Christmas is all about belief. The Pagan Yule, Jesus’s birth, Santa, Commercialism, family: there is something for almost everyone. Until my son started preschool, he knew where the presents came from: Mommy, Grandma, aunts and uncles. Then he sees that other kids believe in a jolly old elf-master, and he starts playing along.
At four, Hugo convinced himself that Santa was real in order to be like other kids — at four, it was already obvious to him that he wasn’t like them at all — and, at eight, he continues the myth. It’s familiar in a world that has changed too much. His logical mind allows him to prove, rather than disprove, Santa because of his need for stability. Rather than question why Santa looks so different in every store, Hugo reasons that these people are Santa’s representatives from the North Pole. They are agents sent out to find out what small children want for Christmas, and they only way to obtain that information is by looking like Santa. Little kids are very shy and stranger-conscious after all.
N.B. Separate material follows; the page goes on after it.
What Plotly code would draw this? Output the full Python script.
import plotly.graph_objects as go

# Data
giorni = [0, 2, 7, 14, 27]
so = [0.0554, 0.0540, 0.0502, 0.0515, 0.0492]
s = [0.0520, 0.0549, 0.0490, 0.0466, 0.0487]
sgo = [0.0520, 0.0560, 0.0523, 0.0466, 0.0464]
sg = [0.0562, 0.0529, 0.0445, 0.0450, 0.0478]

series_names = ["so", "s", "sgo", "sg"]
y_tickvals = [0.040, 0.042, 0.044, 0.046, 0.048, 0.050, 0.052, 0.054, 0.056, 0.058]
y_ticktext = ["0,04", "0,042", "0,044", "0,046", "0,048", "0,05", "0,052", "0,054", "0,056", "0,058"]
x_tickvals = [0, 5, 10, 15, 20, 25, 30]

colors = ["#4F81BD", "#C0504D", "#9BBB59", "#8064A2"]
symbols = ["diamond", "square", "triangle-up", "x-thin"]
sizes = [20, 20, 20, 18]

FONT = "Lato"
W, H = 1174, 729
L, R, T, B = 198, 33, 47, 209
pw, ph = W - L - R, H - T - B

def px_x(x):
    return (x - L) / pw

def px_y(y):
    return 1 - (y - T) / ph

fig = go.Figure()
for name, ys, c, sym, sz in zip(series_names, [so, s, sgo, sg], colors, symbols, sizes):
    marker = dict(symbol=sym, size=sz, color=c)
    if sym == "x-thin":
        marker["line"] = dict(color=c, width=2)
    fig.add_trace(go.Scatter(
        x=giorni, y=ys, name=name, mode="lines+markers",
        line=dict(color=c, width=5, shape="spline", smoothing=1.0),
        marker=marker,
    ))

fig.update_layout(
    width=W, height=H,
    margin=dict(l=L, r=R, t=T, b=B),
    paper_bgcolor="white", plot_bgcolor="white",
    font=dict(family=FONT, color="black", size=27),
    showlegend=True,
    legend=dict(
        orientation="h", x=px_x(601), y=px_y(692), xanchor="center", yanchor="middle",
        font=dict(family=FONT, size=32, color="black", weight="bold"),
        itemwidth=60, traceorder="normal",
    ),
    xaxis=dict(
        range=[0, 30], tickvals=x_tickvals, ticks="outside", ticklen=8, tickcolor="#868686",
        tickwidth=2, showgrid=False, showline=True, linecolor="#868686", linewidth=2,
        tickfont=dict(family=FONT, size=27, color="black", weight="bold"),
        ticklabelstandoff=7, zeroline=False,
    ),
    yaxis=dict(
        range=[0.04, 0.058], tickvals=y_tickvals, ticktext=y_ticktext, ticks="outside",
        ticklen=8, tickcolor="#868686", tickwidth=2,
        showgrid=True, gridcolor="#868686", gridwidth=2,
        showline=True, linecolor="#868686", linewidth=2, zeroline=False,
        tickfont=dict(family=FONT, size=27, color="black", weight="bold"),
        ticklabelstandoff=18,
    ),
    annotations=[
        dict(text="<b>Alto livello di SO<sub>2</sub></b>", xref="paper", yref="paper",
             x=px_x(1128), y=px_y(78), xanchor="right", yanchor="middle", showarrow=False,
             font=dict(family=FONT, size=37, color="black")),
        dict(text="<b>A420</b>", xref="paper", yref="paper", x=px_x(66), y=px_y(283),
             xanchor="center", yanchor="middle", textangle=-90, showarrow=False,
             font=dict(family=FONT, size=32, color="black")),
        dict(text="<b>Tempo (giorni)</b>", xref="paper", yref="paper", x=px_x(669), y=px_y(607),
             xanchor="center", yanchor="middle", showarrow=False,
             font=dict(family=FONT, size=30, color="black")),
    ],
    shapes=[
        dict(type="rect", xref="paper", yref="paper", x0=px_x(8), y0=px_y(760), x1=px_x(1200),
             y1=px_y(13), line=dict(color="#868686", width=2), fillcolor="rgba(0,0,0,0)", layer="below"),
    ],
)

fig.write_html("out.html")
I don’t like Santa Claus. He steals too many of my mom points. I tolerate his presence because I understand. There really has been too much change for one boy to handle: he’s lost his grandfather and his brother, and he’s moved across country leaving almost his entire family behind. He’s rarely given much explanation — he feels as if his opinion doesn’t matter and that he doesn’t have a choice in regards to his own life.
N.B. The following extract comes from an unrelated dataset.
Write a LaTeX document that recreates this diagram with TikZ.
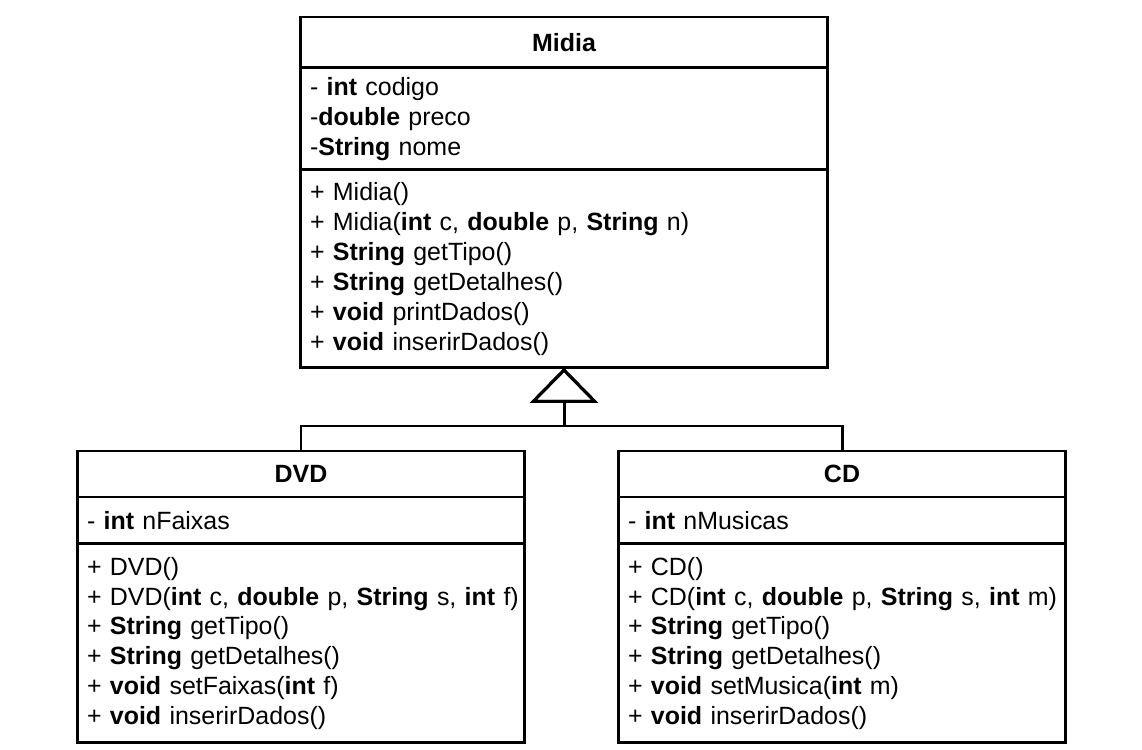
\documentclass[tikz,border=0pt]{standalone}
\usepackage{fontspec}
\setmainfont{Liberation Sans}
\usetikzlibrary{arrows.meta,positioning}

\begin{document}
\begin{tikzpicture}[x=0.02cm,y=-0.02cm,
  box/.style={draw,line width=1.7pt,anchor=north,outer sep=0pt,inner xsep=0.2cm,inner ysep=0pt,font=\fontsize{14.2}{17}\selectfont},
  head/.style={box,font=\fontsize{14.2}{17}\selectfont\bfseries,align=center},
  sect/.style={box,align=left},
  inherit/.style={line width=1.7pt,-{Triangle[open,length=0.7cm,width=1.36cm]}}]
 \useasboundingbox (0,0) rectangle (1142,750);
 % superclass
 \node[head,minimum width=10.56cm,minimum height=1.02cm] (midia) at (564,17) {Midia};
 \node[sect,text width=10.16cm,minimum height=2.04cm,below=0pt of midia] (midiaA)
   {- \textbf{int} codigo\\-\textbf{double} preco\\-\textbf{String} nome};
 \node[sect,text width=10.16cm,minimum height=3.96cm,below=0pt of midiaA] (midiaM)
   {+ Midia()\\\mbox{+ Midia(\textbf{int} c, \textbf{double} p, \textbf{String} n)}\\+ \textbf{String} getTipo()\\+ \textbf{String} getDetalhes()\\+ \textbf{void} printDados()\\+ \textbf{void} inserirDados()};
 % subclass DVD
 \node[head,minimum width=8.96cm,minimum height=0.92cm] (dvd) at (301,451) {DVD};
 \node[sect,text width=8.56cm,minimum height=0.94cm,below=0pt of dvd] (dvdA)
   {- \textbf{int} nFaixas};
 \node[sect,text width=8.56cm,minimum height=3.98cm,below=0pt of dvdA] (dvdM)
   {+ DVD()\\\mbox{+ DVD(\textbf{int} c, \textbf{double} p, \textbf{String} s, \textbf{int} f)}\\+ \textbf{String} getTipo()\\+ \textbf{String} getDetalhes()\\+ \textbf{void} setFaixas(\textbf{int} f)\\+ \textbf{void} inserirDados()};
 % subclass CD
 \node[head,minimum width=8.96cm,minimum height=0.92cm] (cd) at (842,451) {CD};
 \node[sect,text width=8.56cm,minimum height=0.94cm,below=0pt of cd] (cdA)
   {- \textbf{int} nMusicas};
 \node[sect,text width=8.56cm,minimum height=3.98cm,below=0pt of cdA] (cdM)
   {+ CD()\\\mbox{+ CD(\textbf{int} c, \textbf{double} p, \textbf{String} s, \textbf{int} m)}\\+ \textbf{String} getTipo()\\+ \textbf{String} getDetalhes()\\+ \textbf{void} setMusica(\textbf{int} m)\\+ \textbf{void} inserirDados()};
 % generalization
 \draw[inherit] (dvd.north) -- ++(0,-25) -| (midiaM.south);
 \draw[inherit] (cd.north) -- ++(0,-25) -| (midiaM.south);
\end{tikzpicture}
\end{document}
If I were him, I’d be angry too.
I began with the concept of belief — how difficult it is for me. It seems so easy for my son; he seems to believe in everything: God, Santa, homicidal robots, etc. I don’t understand how he believes, but I do understand some of the why.
I’ve never bothered to give him real answers. I assumed that he didn’t need to believe in anything because I don’t need to. He’s eight years old — of course he does!